Outdoor shepherds with cane fishing pole signposts flying pigs and flags and waving their charges toward safe haven outposts in crowds thick with smoke, sweat and beer; girls in white dresses with blue satin sashes and “peanuts!, get your peanuts here!”

Gospel tent rockin’ with spirit so thick you can taste it and robed choirs sway for the Lord like seaweed moving in a sea of harmony, joy and salvation. The Lord is holding down this corner of the track and throw your hands in the air, get up on your feet and raise your voices in praise of His Name until holy exhaustion overtakes you like the ebb of a wave in the sea of Galilee. Hosanna, Amen, “I know that’s right!” and a joyful noise up to heaven powerful enough to convert both hustler and hussy.

The Jazz Tent regulars jockey for prime seats to languish in notes created on premise from old salts to young lions grabbing solos saluting past masters from Monk to Dizzy and Duke dished up by Mayfield, Blanchard and Harrison. The ghost of Coltrane floating beside Charlie Bering smiling at what they had wrought upon the audience devoted to going no further into the fray; for once again, in their element, home at last. Sighing and nodding, toes keeping a time subjective in a love supreme to a crescendo of applause and standing ovations. Only to give way to the younger generations that amaze, astonish and astound with fresh found fugues repeated and varied with accompanying contrapuntal lines. Take a deep breath and close your eyes.

Past the kids area with games, story tellers and Mac-n-cheese. Tykes in rapt wonder while the likes of, The Wiggles, Imagination Movers or Choo Choo Soul spin smiles, songs, stories and young ideas to thirsty minds in small bodies while older, yet not any more mature, children crowd Economy Hall to see Chris Owens, The Goddess of all things New Orleans; Dixieland at its finest and handkerchief waving gravy trains around the tent.

Mardi Gras Indians chanting from the Heritage Stage speak to our innermost senses with rhythms of Shallow Water, Indian Red and Big Chief with a Golden Crown followed by brass bands that get us dancing down and dirty.

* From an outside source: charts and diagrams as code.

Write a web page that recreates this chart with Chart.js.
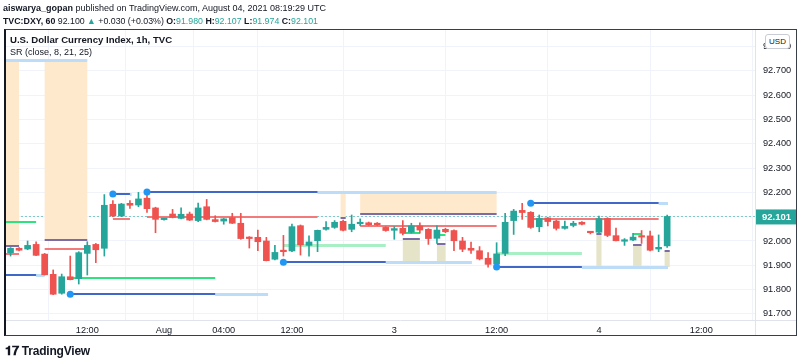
<!DOCTYPE html>
<html>
<head>
<meta charset="utf-8">
<script src="https://cdn.jsdelivr.net/npm/chart.js@4.4.0/dist/chart.umd.min.js"></script>
<style>
  body { margin: 0; background: #fff; font-family: "Liberation Sans", Arial, sans-serif; color: #131722; }
  #wrap { position: relative; width: 800px; height: 362px; overflow: hidden; }
  #c { position: absolute; left: 0; top: 0; }
  .txt { position: absolute; white-space: nowrap; font-size: 9px; line-height: 12px; }
  .up { color: #26a69a; }
  #frame { position: absolute; left: 4px; top: 29px; width: 790px; height: 305px; border: 1px solid #3a3e48; border-left: 2px solid #131722; pointer-events: none; }
  #usd { position: absolute; left: 765px; top: 34px; width: 23px; height: 13px; border: 1px solid #c9ccd4; border-radius: 3px; background: #fff; font-size: 8px; line-height: 13px; text-align: center; }
  #logo { position: absolute; left: 5px; top: 343px; font-size: 12px; font-weight: bold; letter-spacing: -0.2px; }
</style>
</head>
<body>
<div id="wrap">
  <canvas id="c" width="800" height="362"></canvas>
  <div id="frame"></div>
  <div class="txt" style="left:3px;top:2px;font-size:9px;"><b>aiswarya_gopan</b> published on TradingView.com, August 04, 2021 08:19:29 UTC</div>
  <div class="txt" style="left:3px;top:15px;font-size:8.8px;"><b>TVC:DXY, 60</b> 92.100 <span class="up">▲</span> +0.030 (+0.03%) <b>O:</b><span class="up">91.980</span> <b>H:</b><span class="up">92.107</span> <b>L:</b><span class="up">91.974</span> <b>C:</b><span class="up">92.101</span></div>
  <div class="txt" style="left:10px;top:34px;font-weight:bold;font-size:9.6px;">U.S. Dollar Currency Index, 1h, TVC</div>
  <div class="txt" style="left:10px;top:46px;font-size:9px;">SR (close, 8, 21, 25)</div>
  <div id="usd">USD</div>
  <div id="logo"><span style="font-size:13px;">𝟏𝟕</span> TradingView</div>
</div>
<script>
// hourly bars, 30 Jul 03:00 .. 4 Aug 08:00 (weekend skipped)
const opens  = [91.952,91.970,91.967,91.986,91.946,91.863,91.785,91.853,91.845,91.949,91.986,91.970,92.151,92.103,92.155,92.148,92.176,92.136,92.088,92.111,
                92.093,92.111,92.084,92.141,92.088,92.082,92.096,92.073,92.015,92.015,92.000,91.925,91.959,91.959,92.063,91.982,92.001,92.048,92.056,92.081,
                92.048,92.071,92.075,92.071,92.056,92.044,92.052,92.036,92.062,92.048,92.011,92.048,92.043,92.000,91.970,91.960,91.929,91.905,91.949,92.084,
                92.126,92.118,92.059,92.095,92.082,92.052,92.064,92.077,92.037,92.036,92.093,92.022,91.999,92.004,92.019,92.021,91.967,91.980];
const highs  = [91.973,91.973,92.000,91.997,91.949,91.881,91.864,91.938,91.956,91.997,91.990,92.191,92.166,92.155,92.166,92.200,92.196,92.139,92.091,92.130,
                92.136,92.119,92.156,92.171,92.104,92.093,92.114,92.114,92.018,92.045,92.015,91.982,92.023,92.070,92.066,92.021,92.045,92.080,92.084,92.086,
                92.107,92.091,92.078,92.076,92.059,92.059,92.084,92.073,92.075,92.051,92.062,92.052,92.046,92.015,91.996,91.977,91.952,91.993,92.114,92.130,
                92.155,92.121,92.107,92.097,92.086,92.082,92.081,92.080,92.039,92.103,92.096,92.053,92.010,92.032,92.043,92.041,92.025,92.107];
const lows   = [91.938,91.959,91.964,91.940,91.860,91.779,91.781,91.840,91.823,91.860,91.911,91.938,92.100,92.100,92.134,92.141,92.118,92.034,92.086,92.095,
                92.091,92.084,92.080,92.087,92.078,92.069,92.072,92.007,91.971,91.960,91.918,91.922,91.938,91.956,91.942,91.938,91.956,92.045,92.052,92.041,
                92.038,92.063,92.064,92.064,92.040,92.007,92.025,92.032,92.032,91.986,91.990,92.034,91.960,91.956,91.949,91.922,91.892,91.901,91.940,92.027,
                92.089,92.052,92.038,92.062,92.045,92.049,92.058,92.066,92.029,92.032,92.018,92.000,91.982,92.001,91.990,91.959,91.956,91.974];
const closes = [91.970,91.962,91.982,91.941,91.861,91.781,91.853,91.841,91.952,91.982,91.964,92.147,92.103,92.152,92.147,92.173,92.133,92.089,92.091,92.097,
                92.110,92.086,92.136,92.089,92.080,92.091,92.073,92.010,92.010,91.997,91.919,91.953,91.956,92.059,91.984,91.996,92.044,92.056,92.077,92.044,
                92.069,92.074,92.067,92.067,92.043,92.051,92.032,92.062,92.045,92.010,92.045,92.038,92.001,91.966,91.962,91.926,91.904,91.947,92.077,92.123,
                92.117,92.056,92.093,92.080,92.052,92.060,92.073,92.069,92.034,92.092,92.023,92.001,92.004,92.016,92.016,91.962,91.974,92.101];

const timeTickIdx    = [9, 18, 25, 33, 45, 57, 69, 81];
const timeTickLabels = ['12:00', 'Aug', '04:00', '12:00', '3', '12:00', '4', '12:00'];
const priceTicks     = [91.7, 91.8, 91.9, 92.0, 92.1, 92.2, 92.3, 92.4, 92.5, 92.6, 92.7, 92.8];

// SR indicator: zones [fromIdx, toIdx, top, bottom]
const resistanceZones = [[-0.7, 1, 92.745, 91.980], [4, 9, 92.745, 92.006], [38.7, 39.3, 92.202, 92.093], [41, 57, 92.202, 92.112]];
const supportZones    = [[46, 48, 92.007, 91.911], [50, 51, 91.988, 91.911], [68.7, 69.3, 92.029, 91.893], [73, 74, 91.984, 91.893], [76.7, 77.3, 91.959, 91.893]];
// levels [pivotIdx, activeEnd, extendedEnd, price]
const levels = [[-0.7, 3, 4, 91.859], [7, 24, 30.2, 91.781], [12, 14, 14.2, 92.193], [16, 36, 57, 92.202],
                [32, 44, 54.1, 91.913], [57, 67, 77.1, 91.893], [61, 76, 77.1, 92.155], [-0.7, -0.7, 9, 92.745]];
const pivotIdx = [7, 12, 16, 32, 57, 61];
// [fromIdx, toIdx, price]
const redLines      = [[-0.7, 1, 91.947], [4, 9, 91.967], [12, 14, 92.091], [16, 36, 92.097], [41, 57, 92.060], [61, 76, 92.089]];
const greenLines    = [[-0.7, 3, 92.077], [7, 24, 91.847], [46, 48, 92.034], [50, 51, 92.023], [73, 74, 92.028]];
const mintLines     = [[32, 44, 91.985], [57, 67, 91.950]];
const zoneEdgeLines = [[-0.7, 1, 91.980], [4, 9, 92.006], [41, 57, 92.112], [38.7, 39.3, 92.093], [46, 48, 92.007],
                       [50, 51, 91.988], [68.7, 69.3, 92.029], [73, 74, 91.984], [76.7, 77.3, 91.959]];

const UP = '#26a69a', DOWN = '#ef5350';
const idx = opens.map((_, i) => i);
const cols = idx.map(i => closes[i] >= opens[i] ? UP : DOWN);
const lastClose = closes[closes.length - 1];
const FONT = '"Liberation Sans", Arial, sans-serif';

const srPlugin = {
  id: 'sr',
  beforeDatasetsDraw(chart) {
    const { ctx, chartArea: a, scales: { x, y } } = chart;
    ctx.save();
    ctx.beginPath(); ctx.rect(a.left, a.top, a.right - a.left, a.bottom - a.top); ctx.clip();
    const box = (z, col) => {
      const x0 = x.getPixelForValue(z[0]), x1 = x.getPixelForValue(z[1]);
      const y0 = y.getPixelForValue(z[2]), y1 = y.getPixelForValue(z[3]);
      ctx.fillStyle = col; ctx.fillRect(x0, y0, x1 - x0, y1 - y0);
    };
    const seg = (f, t, p, col, w) => {
      if (t <= f) return;
      const py = Math.round(y.getPixelForValue(p)) + (w % 2 ? 0.5 : 0);
      ctx.strokeStyle = col; ctx.lineWidth = w;
      ctx.beginPath(); ctx.moveTo(x.getPixelForValue(f), py); ctx.lineTo(x.getPixelForValue(t), py); ctx.stroke();
    };
    // current price dashed line
    ctx.setLineDash([2, 2]);
    seg(x.min, x.max, lastClose, 'rgba(38,166,154,0.55)', 1);
    ctx.setLineDash([]);
    resistanceZones.forEach(z => box(z, '#fee9cc'));
    supportZones.forEach(z => box(z, '#e6e4c8'));
    redLines.forEach(l => seg(l[0], l[1], l[2], '#f27a7a', 2));
    mintLines.forEach(l => seg(l[0], l[1], l[2], '#a8efc6', 3));
    greenLines.forEach(l => seg(l[0], l[1], l[2], '#2ee37f', 2));
    zoneEdgeLines.forEach(l => seg(l[0], l[1], l[2], '#7c6ca6', 2));
    levels.forEach(l => {
      seg(l[1], l[2], l[3], '#bcdcf7', 3);
      seg(l[0], l[1], l[3], '#4068c8', 2);
    });
    ctx.restore();
  },
  afterDatasetsDraw(chart) {
    const { ctx, scales: { x, y } } = chart;
    ctx.save();
    ctx.fillStyle = '#2196f3';
    levels.forEach(l => {
      if (!pivotIdx.includes(l[0])) return;
      ctx.beginPath();
      ctx.arc(x.getPixelForValue(l[0]), y.getPixelForValue(l[3]), 3.5, 0, Math.PI * 2);
      ctx.fill();
    });
    ctx.restore();
  },
  afterDraw(chart) {
    const { ctx, chartArea: a, scales: { y } } = chart;
    ctx.save();
    ctx.strokeStyle = '#e0e3eb'; ctx.lineWidth = 1;
    ctx.beginPath();
    ctx.moveTo(a.right + 0.5, a.top); ctx.lineTo(a.right + 0.5, 335);
    ctx.moveTo(a.left, a.bottom + 0.5); ctx.lineTo(796, a.bottom + 0.5);
    ctx.stroke();
    const py = y.getPixelForValue(lastClose);
    ctx.fillStyle = UP;
    ctx.fillRect(a.right + 1, py - 7, 40, 15);
    ctx.fillStyle = '#fff';
    ctx.font = 'bold 9.5px ' + FONT;
    ctx.textBaseline = 'middle';
    ctx.fillText(lastClose.toFixed(3), a.right + 7, py + 0.5);
    ctx.restore();
  }
};

new Chart(document.getElementById('c'), {
  type: 'bar',
  data: {
    datasets: [
      {
        data: idx.map(i => ({ x: i, y: [opens[i], closes[i]] })),
        backgroundColor: cols,
        borderColor: cols,
        borderWidth: 0,
        barThickness: 6,
        minBarLength: 1.5,
        grouped: false,
        order: 1
      },
      {
        data: idx.map(i => ({ x: i, y: [lows[i], highs[i]] })),
        backgroundColor: cols,
        barThickness: 1,
        grouped: false,
        order: 2
      }
    ]
  },
  options: {
    responsive: false,
    animation: false,
    events: [],
    layout: { padding: { left: 5, top: 30, right: 4, bottom: 26 } },
    plugins: { legend: { display: false }, tooltip: { enabled: false } },
    scales: {
      x: {
        type: 'linear',
        min: -0.65,
        max: 87.3,
        offset: false,
        afterBuildTicks: s => { s.ticks = timeTickIdx.map(v => ({ value: v })); },
        afterFit: s => { s.height = 16; },
        ticks: {
          autoSkip: false, maxRotation: 0, padding: 5,
          color: '#131722',
          font: { family: FONT, size: 9.2 },
          callback: v => timeTickLabels[timeTickIdx.indexOf(v)]
        },
        grid: { color: '#f0f3fa', drawTicks: false },
        border: { display: false }
      },
      y: {
        position: 'right',
        min: 91.675,
        max: 92.868,
        afterBuildTicks: s => { s.ticks = priceTicks.map(v => ({ value: v })); },
        afterFit: s => { s.width = 41; },
        ticks: {
          padding: 8,
          color: '#131722',
          font: { family: FONT, size: 9.2 },
          callback: v => v.toFixed(3)
        },
        grid: { color: '#f0f3fa', drawTicks: false },
        border: { display: false }
      }
    }
  },
  plugins: [srPlugin]
});
</script>
</body>
</html>
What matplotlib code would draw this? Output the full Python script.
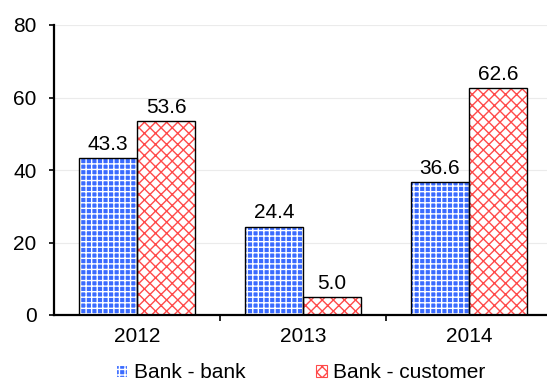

While indigenous Americans remind us through song and crafts who the original citizens really are.

Lagniappe Stage, by the oyster bar with surprises a bit shy of big-time but no less admired, more prized, localized, idolized, less simonized but soon to be proselytized semi-marginalized musical masterminds. Surprised?

Food, food, acres of food. Red beans, white beans and BBQ ribs; there’s a place to get PB&J for the kids. Crawfish bread, bisque and boiled and beignets; PoBoys: gator, duck, soft shell. Cochon de Lait. Jambalaya, quail gumbo, cous cous and Jama Jama; catfish pecan, almandine or trout Baquet for your mama; boudin balls, fried chicken and fried green tomatoes; spinach and artichokes and poned sweet potatoes.

And for those of us that sport a sweet tooth, we’ll find Brocado’s gelato by the next booth; or cobbler, cheesecake, turnovers or tarts; or strawberry shortcake to share with sweethearts. But the best thing of all, to top off this list, is when we get kissed in a tent filled with mist. It’s damn near poetry.